What is the relation between prime ring and indecomposable ring? Prime ring means $0$ is prime in the ring, so $R$ is a prime ring iff for any two elements $a$ and $b$ of $R$, $arb = 0$ for all $r\in R$ implies that either $a = 0$ or $b = 0$. Indecomposable ring means it is not the direct sum of nonzero ring.
I know that $\mathbb{Z}/4\mathbb{Z}$ is an indecomposable ring, but not prime because a commutative prime ring is a domain. But how about the opposite? And in which case they are the same?
 A: That's an OK definition of "prime" but I find another one (product of two right ideals is zero iff one of them is already zero) useful to keep in mind.
A prime ring is always indecomposable: if $R=S\oplus T$, then $S$ and $T$ are ideals of $R$ whose product is zero.
I can't offer any support for a sort of converse, because there does not seem to be a strong connection. There is not even a good result for commutative Artinian rings. A commutative Artinian ring is indecomposable iff local, but a commutative Artinian ring is prime iff it is a field.

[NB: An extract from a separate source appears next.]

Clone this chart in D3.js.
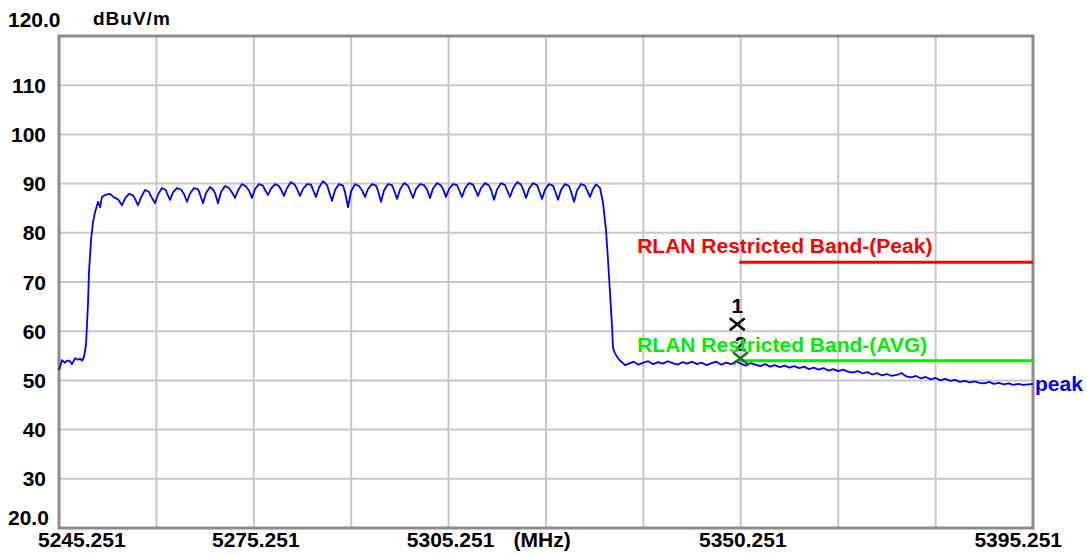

Any local Artinian ring which is not a division ring is indecomposable (thanks to the absence of any idempotents except 0 and 1) but it isn't prime because its radical is a nonzero nilpotent ideal. This includes your example, which is Artinian and local. 
Let's say you wanted to show that nonprime rings with condition X are decomposable. You could reason: "There exist nonzero ideals $A$ and $B$ such that $AB=0$. Because of X there exists a nontrivial central idempotent of $R$." Maybe someone can think of a clever condition X?